WRITTEN INSTRUCTION |
Transcribe all of the material exactly. Any picture in it should be left out.

---

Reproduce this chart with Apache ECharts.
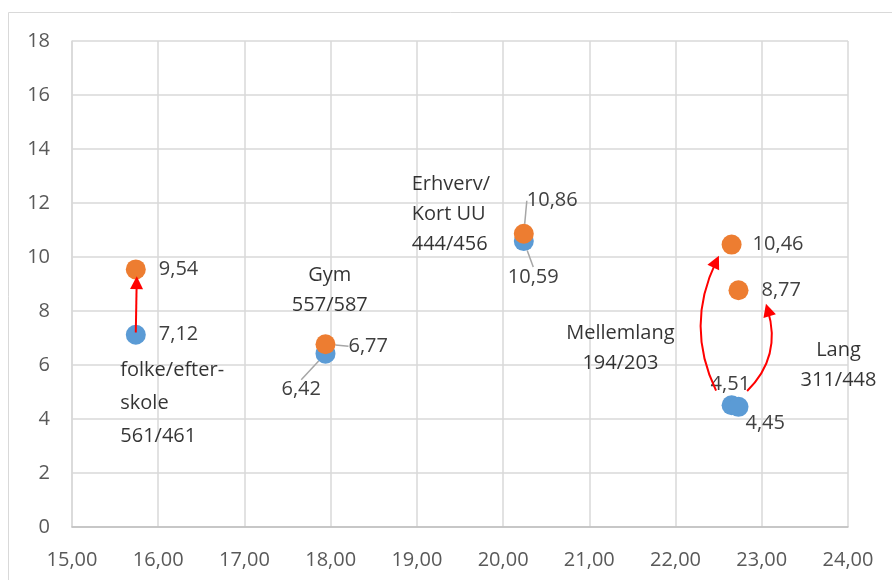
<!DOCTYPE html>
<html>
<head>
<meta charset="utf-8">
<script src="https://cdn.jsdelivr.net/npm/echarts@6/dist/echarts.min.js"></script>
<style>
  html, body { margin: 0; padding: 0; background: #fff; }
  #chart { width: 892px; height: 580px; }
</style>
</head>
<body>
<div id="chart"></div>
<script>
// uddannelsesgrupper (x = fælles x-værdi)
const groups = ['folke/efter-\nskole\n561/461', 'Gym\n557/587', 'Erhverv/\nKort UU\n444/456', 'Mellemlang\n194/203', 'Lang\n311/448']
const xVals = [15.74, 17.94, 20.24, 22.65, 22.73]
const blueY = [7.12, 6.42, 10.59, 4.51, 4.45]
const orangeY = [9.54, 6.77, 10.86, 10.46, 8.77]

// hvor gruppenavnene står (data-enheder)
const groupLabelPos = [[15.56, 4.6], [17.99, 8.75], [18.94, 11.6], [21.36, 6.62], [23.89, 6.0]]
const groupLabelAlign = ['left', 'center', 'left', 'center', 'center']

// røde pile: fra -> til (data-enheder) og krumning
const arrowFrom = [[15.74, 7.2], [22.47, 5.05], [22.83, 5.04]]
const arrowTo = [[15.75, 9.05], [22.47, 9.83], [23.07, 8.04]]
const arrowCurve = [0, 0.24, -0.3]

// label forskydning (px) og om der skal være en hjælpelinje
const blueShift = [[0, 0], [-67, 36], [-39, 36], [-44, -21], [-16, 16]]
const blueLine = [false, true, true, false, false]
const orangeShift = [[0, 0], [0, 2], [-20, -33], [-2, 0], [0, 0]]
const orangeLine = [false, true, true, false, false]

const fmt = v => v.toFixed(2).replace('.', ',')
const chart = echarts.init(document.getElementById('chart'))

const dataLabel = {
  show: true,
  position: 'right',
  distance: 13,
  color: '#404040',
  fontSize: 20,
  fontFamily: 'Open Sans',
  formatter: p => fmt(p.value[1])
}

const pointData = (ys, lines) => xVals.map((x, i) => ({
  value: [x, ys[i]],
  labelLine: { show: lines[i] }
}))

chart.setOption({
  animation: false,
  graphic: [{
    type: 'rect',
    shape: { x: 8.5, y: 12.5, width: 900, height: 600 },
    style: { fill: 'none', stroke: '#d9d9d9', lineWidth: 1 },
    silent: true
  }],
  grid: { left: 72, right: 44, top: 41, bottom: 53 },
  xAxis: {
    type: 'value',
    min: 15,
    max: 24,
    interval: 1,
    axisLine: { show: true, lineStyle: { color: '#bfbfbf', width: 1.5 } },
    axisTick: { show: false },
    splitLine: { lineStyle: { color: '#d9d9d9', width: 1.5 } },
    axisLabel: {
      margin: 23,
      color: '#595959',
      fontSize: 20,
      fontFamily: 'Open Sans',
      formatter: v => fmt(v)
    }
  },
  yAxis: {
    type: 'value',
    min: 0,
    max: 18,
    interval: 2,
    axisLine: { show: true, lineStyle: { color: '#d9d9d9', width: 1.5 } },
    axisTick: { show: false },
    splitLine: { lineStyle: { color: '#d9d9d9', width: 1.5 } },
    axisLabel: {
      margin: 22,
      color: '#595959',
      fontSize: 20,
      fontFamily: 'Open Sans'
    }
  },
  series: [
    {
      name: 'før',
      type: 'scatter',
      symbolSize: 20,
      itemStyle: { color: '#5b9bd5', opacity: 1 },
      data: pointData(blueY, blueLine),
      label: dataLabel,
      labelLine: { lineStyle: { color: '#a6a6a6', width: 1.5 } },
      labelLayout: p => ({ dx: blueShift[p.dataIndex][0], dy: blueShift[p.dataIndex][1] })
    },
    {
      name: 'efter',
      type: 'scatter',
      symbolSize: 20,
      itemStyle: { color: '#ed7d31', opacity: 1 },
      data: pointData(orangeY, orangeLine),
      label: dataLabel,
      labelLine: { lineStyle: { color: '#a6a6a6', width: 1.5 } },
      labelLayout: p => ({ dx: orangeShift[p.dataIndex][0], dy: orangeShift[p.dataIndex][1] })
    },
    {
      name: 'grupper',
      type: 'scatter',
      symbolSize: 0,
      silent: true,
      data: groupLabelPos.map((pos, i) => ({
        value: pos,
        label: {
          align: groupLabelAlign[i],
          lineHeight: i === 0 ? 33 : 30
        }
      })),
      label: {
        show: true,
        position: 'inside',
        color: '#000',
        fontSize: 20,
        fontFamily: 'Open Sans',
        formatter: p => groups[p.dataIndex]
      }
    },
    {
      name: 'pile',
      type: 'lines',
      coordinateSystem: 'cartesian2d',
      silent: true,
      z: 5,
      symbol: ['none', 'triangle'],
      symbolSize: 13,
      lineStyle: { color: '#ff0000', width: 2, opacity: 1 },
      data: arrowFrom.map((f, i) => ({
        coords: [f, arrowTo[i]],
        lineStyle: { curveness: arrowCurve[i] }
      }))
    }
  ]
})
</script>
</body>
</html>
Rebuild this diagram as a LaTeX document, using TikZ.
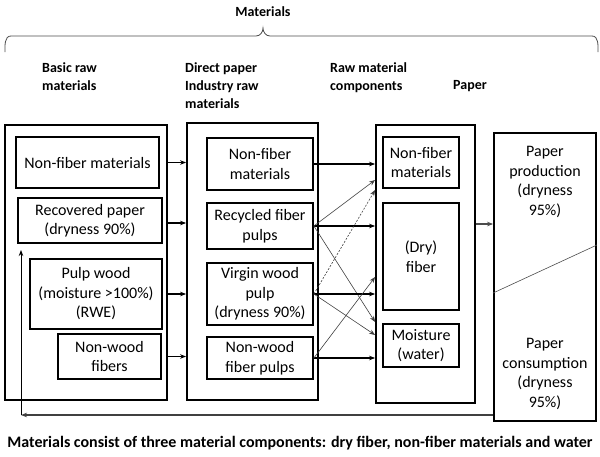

---

FINISHED TASK |
Reproduce this chart with Apache ECharts.
<!DOCTYPE html>
<html>
<head>
<meta charset="utf-8">
<script src="https://cdn.jsdelivr.net/npm/echarts@6/dist/echarts.min.js"></script>
<style>
  html, body { margin: 0; padding: 0; background: #fff; }
  #chart { width: 892px; height: 580px; }
</style>
</head>
<body>
<div id="chart"></div>
<script>
// uddannelsesgrupper (x = fælles x-værdi)
const groups = ['folke/efter-\nskole\n561/461', 'Gym\n557/587', 'Erhverv/\nKort UU\n444/456', 'Mellemlang\n194/203', 'Lang\n311/448']
const xVals = [15.74, 17.94, 20.24, 22.65, 22.73]
const blueY = [7.12, 6.42, 10.59, 4.51, 4.45]
const orangeY = [9.54, 6.77, 10.86, 10.46, 8.77]

// hvor gruppenavnene står (data-enheder)
const groupLabelPos = [[15.56, 4.6], [17.99, 8.75], [18.94, 11.6], [21.36, 6.62], [23.89, 6.0]]
const groupLabelAlign = ['left', 'center', 'left', 'center', 'center']

// røde pile: fra -> til (data-enheder) og krumning
const arrowFrom = [[15.74, 7.2], [22.47, 5.05], [22.83, 5.04]]
const arrowTo = [[15.75, 9.05], [22.47, 9.83], [23.07, 8.04]]
const arrowCurve = [0, 0.24, -0.3]

// label forskydning (px) og om der skal være en hjælpelinje
const blueShift = [[0, 0], [-67, 36], [-39, 36], [-44, -21], [-16, 16]]
const blueLine = [false, true, true, false, false]
const orangeShift = [[0, 0], [0, 2], [-20, -33], [-2, 0], [0, 0]]
const orangeLine = [false, true, true, false, false]

const fmt = v => v.toFixed(2).replace('.', ',')
const chart = echarts.init(document.getElementById('chart'))

const dataLabel = {
  show: true,
  position: 'right',
  distance: 13,
  color: '#404040',
  fontSize: 20,
  fontFamily: 'Open Sans',
  formatter: p => fmt(p.value[1])
}

const pointData = (ys, lines) => xVals.map((x, i) => ({
  value: [x, ys[i]],
  labelLine: { show: lines[i] }
}))

chart.setOption({
  animation: false,
  graphic: [{
    type: 'rect',
    shape: { x: 8.5, y: 12.5, width: 900, height: 600 },
    style: { fill: 'none', stroke: '#d9d9d9', lineWidth: 1 },
    silent: true
  }],
  grid: { left: 72, right: 44, top: 41, bottom: 53 },
  xAxis: {
    type: 'value',
    min: 15,
    max: 24,
    interval: 1,
    axisLine: { show: true, lineStyle: { color: '#bfbfbf', width: 1.5 } },
    axisTick: { show: false },
    splitLine: { lineStyle: { color: '#d9d9d9', width: 1.5 } },
    axisLabel: {
      margin: 23,
      color: '#595959',
      fontSize: 20,
      fontFamily: 'Open Sans',
      formatter: v => fmt(v)
    }
  },
  yAxis: {
    type: 'value',
    min: 0,
    max: 18,
    interval: 2,
    axisLine: { show: true, lineStyle: { color: '#d9d9d9', width: 1.5 } },
    axisTick: { show: false },
    splitLine: { lineStyle: { color: '#d9d9d9', width: 1.5 } },
    axisLabel: {
      margin: 22,
      color: '#595959',
      fontSize: 20,
      fontFamily: 'Open Sans'
    }
  },
  series: [
    {
      name: 'før',
      type: 'scatter',
      symbolSize: 20,
      itemStyle: { color: '#5b9bd5', opacity: 1 },
      data: pointData(blueY, blueLine),
      label: dataLabel,
      labelLine: { lineStyle: { color: '#a6a6a6', width: 1.5 } },
      labelLayout: p => ({ dx: blueShift[p.dataIndex][0], dy: blueShift[p.dataIndex][1] })
    },
    {
      name: 'efter',
      type: 'scatter',
      symbolSize: 20,
      itemStyle: { color: '#ed7d31', opacity: 1 },
      data: pointData(orangeY, orangeLine),
      label: dataLabel,
      labelLine: { lineStyle: { color: '#a6a6a6', width: 1.5 } },
      labelLayout: p => ({ dx: orangeShift[p.dataIndex][0], dy: orangeShift[p.dataIndex][1] })
    },
    {
      name: 'grupper',
      type: 'scatter',
      symbolSize: 0,
      silent: true,
      data: groupLabelPos.map((pos, i) => ({
        value: pos,
        label: {
          align: groupLabelAlign[i],
          lineHeight: i === 0 ? 33 : 30
        }
      })),
      label: {
        show: true,
        position: 'inside',
        color: '#000',
        fontSize: 20,
        fontFamily: 'Open Sans',
        formatter: p => groups[p.dataIndex]
      }
    },
    {
      name: 'pile',
      type: 'lines',
      coordinateSystem: 'cartesian2d',
      silent: true,
      z: 5,
      symbol: ['none', 'triangle'],
      symbolSize: 13,
      lineStyle: { color: '#ff0000', width: 2, opacity: 1 },
      data: arrowFrom.map((f, i) => ({
        coords: [f, arrowTo[i]],
        lineStyle: { curveness: arrowCurve[i] }
      }))
    }
  ]
})
</script>
</body>
</html>
Rebuild this diagram as a LaTeX document, using TikZ.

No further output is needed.